Senate To Enforce Child Rights Act

Senate To Enforce Child Rights Act
  • PublishedMarch 6, 2018

In a bid to reduce the menace of child abuse, the Senate on Tuesday tasked the Ministry of Women Affairs and security agencies to devise measures to enforce the rights of Nigerian child.

The lawmakers also urged the federal, state and local governments to provide quality education and job opportunities, which they identified as the roots of the menace.

These resolutions followed a motion by Benjamin Uwajumogu (Imo-APC) which called the attention of the Senate to the ‘increasing rate of child labour, molestation and abuse in Nigeria.’

Mr. Uwajumogu expressed worry over recent data published by the National Bureau of Statistics which showed that 50.8 per cent of Nigerian children; aged between five and 17 years are engaged in child labour.

He noted that children often used as domestic helps are “forced to do work that is way beyond their tender bodies, and this eventually stunt the general development of the child.”

Citing different publications in national dailies, Mr. Uwajumogu said it is high time Nigeria declared a state of emergency against all forms of child abuse.
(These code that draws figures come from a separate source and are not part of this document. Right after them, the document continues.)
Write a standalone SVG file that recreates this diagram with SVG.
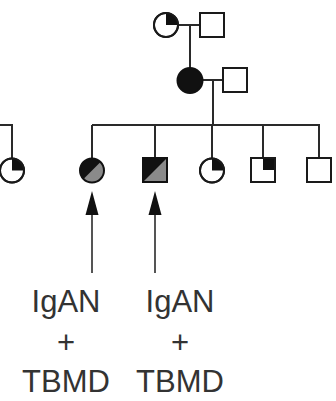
<svg xmlns="http://www.w3.org/2000/svg" width="336" height="401" viewBox="0 0 336 401">
<style>
.ln{stroke:#2a2a2a;stroke-width:2;fill:none}
.sym{stroke:#1a1a1a;stroke-width:2;fill:#fff}
.blk{fill:#111;stroke:none}
.gry{fill:#8a8a8a;stroke:none}
.arr{stroke:#555;stroke-width:2;fill:none}
.lbl{font-family:"Liberation Sans",Arial,sans-serif;font-size:31px;fill:#333;text-anchor:middle}
</style>
<defs>
<marker id="ah" markerWidth="13" markerHeight="24" refX="6.5" refY="0" orient="auto" markerUnits="userSpaceOnUse" viewBox="0 0 13 24">
<polygon points="0,24 6.5,0 13,24" fill="#111"/>
</marker>
</defs>
<g id="connectors">
<line class="ln" x1="178" y1="25" x2="200" y2="25"/>
<line class="ln" x1="190" y1="25" x2="190" y2="68"/>
<line class="ln" x1="202" y1="80" x2="223" y2="80"/>
<line class="ln" x1="213" y1="80" x2="213" y2="125"/>
<line class="ln" x1="92" y1="125" x2="320" y2="125"/>
<line class="ln" x1="92" y1="125" x2="92" y2="158"/>
<line class="ln" x1="155" y1="125" x2="155" y2="158"/>
<line class="ln" x1="212" y1="125" x2="212" y2="158"/>
<line class="ln" x1="263" y1="125" x2="263" y2="158"/>
<line class="ln" x1="319" y1="125" x2="319" y2="158"/>
<polyline class="ln" points="0,125 12,125 12,158"/>
<line class="arr" x1="92" y1="273" x2="92" y2="205"/>
<line class="arr" x1="155" y1="273" x2="155" y2="205"/>
<polygon points="85.5,215 92,191 98.5,215" fill="#111"/>
<polygon points="148.5,215 155,191 161.5,215" fill="#111"/>
</g>
<g id="gp-female">
<circle class="sym" cx="166" cy="25" r="12"/>
<path class="blk" d="M166,25 L166,13 A12,12 0 0 1 178,25 Z"/>
<circle cx="166" cy="25" r="12" fill="none" stroke="#1a1a1a" stroke-width="2"/>
</g>
<g id="gp-male"><rect class="sym" x="200" y="13" width="24" height="24"/></g>
<g id="mother"><circle cx="190" cy="80.5" r="12.5" fill="#111" stroke="#111" stroke-width="2"/></g>
<g id="father"><rect class="sym" x="223" y="68" width="24" height="24"/></g>
<g id="cousin">
<circle class="sym" cx="12" cy="170.5" r="12"/>
<path class="blk" d="M12,170.5 L12,158.5 A12,12 0 0 1 24,170.5 Z"/>
<circle cx="12" cy="170.5" r="12" fill="none" stroke="#1a1a1a" stroke-width="2"/>
</g>
<g id="child1">
<circle cx="92" cy="170.5" r="12" fill="#8a8a8a"/>
<path class="blk" d="M83.5,179 A12,12 0 0 1 100.5,162 Z"/>
<circle cx="92" cy="170.5" r="12" fill="none" stroke="#111" stroke-width="2"/>
</g>
<g id="child2">
<rect x="143" y="158" width="24" height="24" fill="#8a8a8a"/>
<polygon class="blk" points="143,158 167,158 143,182"/>
<rect x="143" y="158" width="24" height="24" fill="none" stroke="#111" stroke-width="2"/>
</g>
<g id="child3">
<circle class="sym" cx="212" cy="170.5" r="12"/>
<path class="blk" d="M212,170.5 L212,158.5 A12,12 0 0 1 224,170.5 Z"/>
<circle cx="212" cy="170.5" r="12" fill="none" stroke="#1a1a1a" stroke-width="2"/>
</g>
<g id="child4">
<rect class="sym" x="251" y="158" width="24" height="24"/>
<rect class="blk" x="263" y="158" width="12" height="12"/>
<rect x="251" y="158" width="24" height="24" fill="none" stroke="#1a1a1a" stroke-width="2"/>
</g>
<g id="child5"><rect class="sym" x="307" y="158" width="24" height="24"/></g>
<g id="label1">
<text class="lbl" x="66" y="312">IgAN</text>
<text class="lbl" x="66" y="353">+</text>
<text class="lbl" x="66" y="392">TBMD</text>
</g>
<g id="label2">
<text class="lbl" x="180" y="312">IgAN</text>
<text class="lbl" x="180" y="353">+</text>
<text class="lbl" x="180" y="392">TBMD</text>
</g>
</svg>
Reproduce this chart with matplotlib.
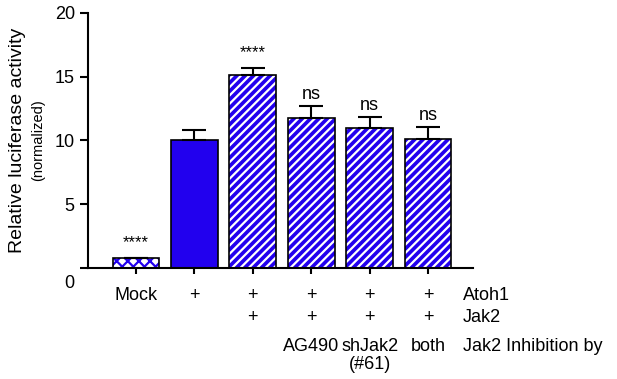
import matplotlib.pyplot as plt
from matplotlib.transforms import blended_transform_factory, ScaledTranslation

plt.rcParams['font.family'] = ['Liberation Sans', 'DejaVu Sans']
plt.rcParams['hatch.linewidth'] = 1.6

# values
groups = ["Mock", "Atoh1", "Atoh1+Jak2", "AG490", "shJak2", "both"]
means = [0.8, 10.05, 15.15, 11.8, 10.95, 10.15]
err_up = [0.0, 0.8, 0.55, 0.9, 0.9, 0.9]
signif = ["****", "", "****", "ns", "ns", "ns"]

row_atoh1 = ["Mock", "+", "+", "+", "+", "+"]
row_jak2 = ["", "", "+", "+", "+", "+"]
row_inhib = ["", "", "", "AG490", "shJak2\n(#61)", "both"]
row_names = ["Atoh1", "Jak2", "Jak2 Inhibition by"]

blue = "#2200ee"

fig = plt.figure(figsize=(6.17, 3.79), dpi=100)
ax = fig.add_axes([0.1426, 0.2929, 0.624, 0.6728])

x = list(range(len(groups)))
w = 0.8

# mock: blue diamonds on white
ax.bar(x[0], means[0], w, color="white", edgecolor=blue, hatch="xxx", linewidth=0)
# solid Atoh1 bar
ax.bar(x[1], means[1], w, color=blue, edgecolor="none")
# hatched bars: white diagonals on blue
ax.bar(x[2:], means[2:], w, color=blue, edgecolor="white", hatch="////", linewidth=0)
# black outlines + upper error bars
ax.bar(x, means, w, color="none", edgecolor="black", linewidth=1.2,
       yerr=[[0] * len(x), err_up],
       error_kw=dict(ecolor="black", elinewidth=1.5, capsize=8.5, capthick=1.5))

for xi, m, e, s in zip(x, means, err_up, signif):
    if not s:
        continue
    if s == "ns":
        ax.text(xi, m + e + 0.25, s, ha="center", va="bottom", fontsize=13)
    else:
        ax.text(xi, m + e + 0.6, s, ha="center", va="bottom", fontsize=12)

ax.set_xlim(-0.82, 5.77)
ax.set_ylim(0, 20)
ax.set_yticks([0, 5, 10, 15, 20])
ax.tick_params(axis="y", labelsize=13, length=6, width=1.5, direction="out")
ax.set_xticks(x)
ax.set_xticklabels([])
ax.tick_params(axis="x", length=4, width=1.5, direction="out")
for side in ["top", "right"]:
    ax.spines[side].set_visible(False)
for side in ["left", "bottom"]:
    ax.spines[side].set_linewidth(1.5)

# GraphPad-style: zero label sits below the baseline
lab0 = ax.get_yticklabels()[0]
lab0.set_transform(lab0.get_transform() + ScaledTranslation(0, -10 / 72, fig.dpi_scale_trans))

# condition rows under the axis
tr = blended_transform_factory(ax.transData, fig.transFigure)
for xi, a, j, inh in zip(x, row_atoh1, row_jak2, row_inhib):
    ax.text(xi, 0.2216, a, transform=tr, ha="center", va="center", fontsize=13, clip_on=False)
    if j:
        ax.text(xi, 0.161, j, transform=tr, ha="center", va="center", fontsize=13, clip_on=False)
    if inh:
        lines = inh.split("\n")
        ax.text(xi, 0.087, lines[0], transform=tr, ha="center", va="center", fontsize=13, clip_on=False)
        if len(lines) > 1:
            ax.text(xi, 0.037, lines[1], transform=tr, ha="center", va="center", fontsize=13, clip_on=False)

for name, yy in zip(row_names, [0.2216, 0.161, 0.087]):
    fig.text(463 / 617, yy, name, ha="left", va="center", fontsize=13)

fig.text(18 / 617, 0.63, "Relative luciferase activity", rotation=90,
         ha="center", va="center", fontsize=14)
fig.text(38 / 617, 0.63, "(normalized)", rotation=90, ha="center", va="center", fontsize=10.5)

fig.savefig("out.png", dpi=100)
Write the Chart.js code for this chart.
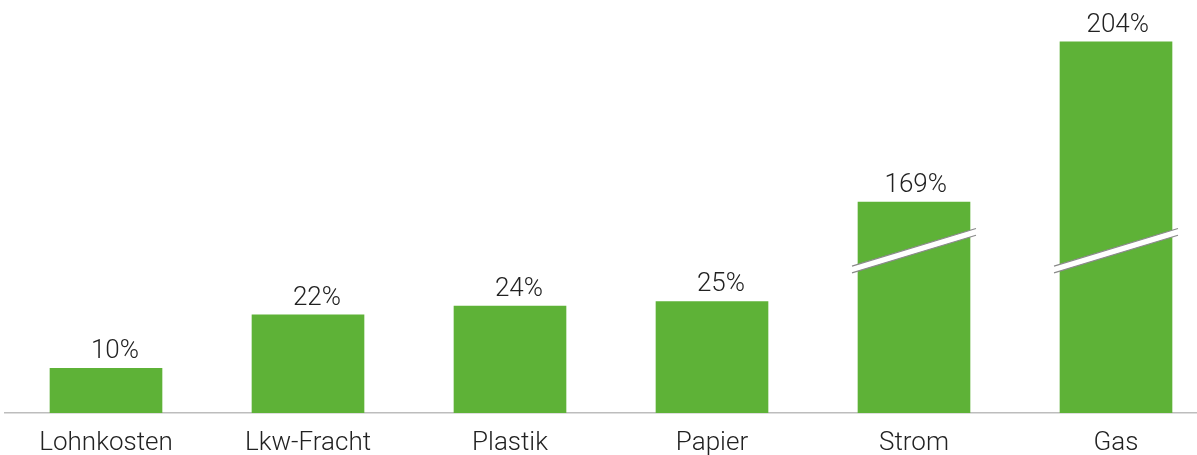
<!DOCTYPE html>
<html>
<head>
<meta charset="utf-8">
<script src="https://cdn.jsdelivr.net/npm/chart.js@4"></script>
<style>
  html, body { margin: 0; padding: 0; background: #fff; overflow: hidden; }
  #wrap { width: 1220px; height: 455px; }
</style>
</head>
<body>
<div id="wrap"><canvas id="chart" width="1220" height="455"></canvas></div>
<script>
// categories and the real percentage values shown as labels
const categories = ['Lohnkosten', 'Lkw-Fracht', 'Plastik', 'Papier', 'Strom', 'Gas'];
const values = [10, 22, 24, 25, 169, 204];
// heights actually drawn (Strom and Gas are cut by an axis break)
const barHeights = [10, 22, 24, 25, 47.3, 83.2];
const broken = [false, false, false, false, true, true];
const BREAK_AT = 36.4;

const GREEN = '#5eb237';
const FONT = 'Roboto, "Noto Sans", sans-serif';

// value labels sit right-aligned a bit past the bar centre, like the original
const valueLabels = {
  id: 'valueLabels',
  afterDatasetsDraw(chart) {
    const { ctx } = chart;
    const meta = chart.getDatasetMeta(0);
    ctx.save();
    ctx.font = `300 26px ${FONT}`;
    ctx.fillStyle = '#222';
    ctx.textAlign = 'right';
    ctx.textBaseline = 'alphabetic';
    meta.data.forEach((bar, i) => {
      ctx.fillText(`${values[i]}%`, bar.x + 33, bar.y - 10);
    });
    ctx.restore();
  },
};

const axisBreaks = {
  id: 'axisBreaks',
  afterDatasetsDraw(chart) {
    const { ctx } = chart;
    const meta = chart.getDatasetMeta(0);
    const yc = chart.scales.y.getPixelForValue(BREAK_AT);
    meta.data.forEach((bar, i) => {
      if (!broken[i]) return;
      const half = bar.width / 2 + 6;
      const x0 = bar.x - half, x1 = bar.x + half;
      const rise = 18.8, gap = 3.4;
      ctx.save();
      ctx.beginPath();
      ctx.moveTo(x0, yc + rise - gap);
      ctx.lineTo(x1, yc - rise - gap);
      ctx.lineTo(x1, yc - rise + gap);
      ctx.lineTo(x0, yc + rise + gap);
      ctx.closePath();
      ctx.fillStyle = '#fff';
      ctx.fill();
      ctx.strokeStyle = '#8a8a8a';
      ctx.lineWidth = 1.2;
      ctx.beginPath();
      ctx.moveTo(x0, yc + rise - gap);
      ctx.lineTo(x1, yc - rise - gap);
      ctx.moveTo(x0, yc + rise + gap);
      ctx.lineTo(x1, yc - rise + gap);
      ctx.stroke();
      ctx.restore();
    });
  },
};

new Chart(document.querySelector('#chart'), {
  type: 'bar',
  data: {
    labels: categories,
    datasets: [{
      data: barHeights,
      backgroundColor: GREEN,
      barThickness: 112,
    }],
  },
  options: {
    responsive: false,
    animation: false,
    layout: { padding: { left: 5, right: 3, top: 0, bottom: 0 } },
    plugins: { legend: { display: false }, tooltip: { enabled: false } },
    scales: {
      x: {
        grid: { display: false },
        border: { color: '#bdbdbd', width: 1.5 },
        ticks: { color: '#222', font: { family: FONT, size: 26, weight: 300 }, padding: 7 },
        afterFit: (scale) => { scale.height = 42; },
      },
      y: { display: false, min: 0, max: 92.6 },
    },
  },
  plugins: [valueLabels, axisBreaks],
});
</script>
</body>
</html>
He urged the executive and its agencies to enforce the section of the Constitution which provides for the implementation of the Child Rights Act.

“Section 14 subsection (2b) of the Constitution of the Federal Republic of Nigeria 1999 (as amended) states that: ‘the security and welfare of the people shall be the primary purpose of government’”, he said.

In another resolution, the senate mandated its Committee on Women Affairs and Judiciary to investigate the viral trend and report back in two weeks.


The Deputy Senate President, Ike Ekweremadu, who presided over the plenary in the absence of the Senate President, Bukola Saraki, proposed establishment of a special court to prosecute cases related to violation of the Child Rights Act.

“Nigeria has been a signatory to a number of international conventions regarding the rights of the child including the African Charter, UN Convention on Human Rights as well as local legislation including the Child Rights Act and Universal Basic Education Act which makes education of children compulsory. Unfortunately we’ve not been able to adhere to some of these legislation.

“I think the problem is not legislation but enforcement. I think its time for us to consider the possibility of setting up a special court for enforcing some of these rights of the children so that those who flout them will be punished adequately,” he said.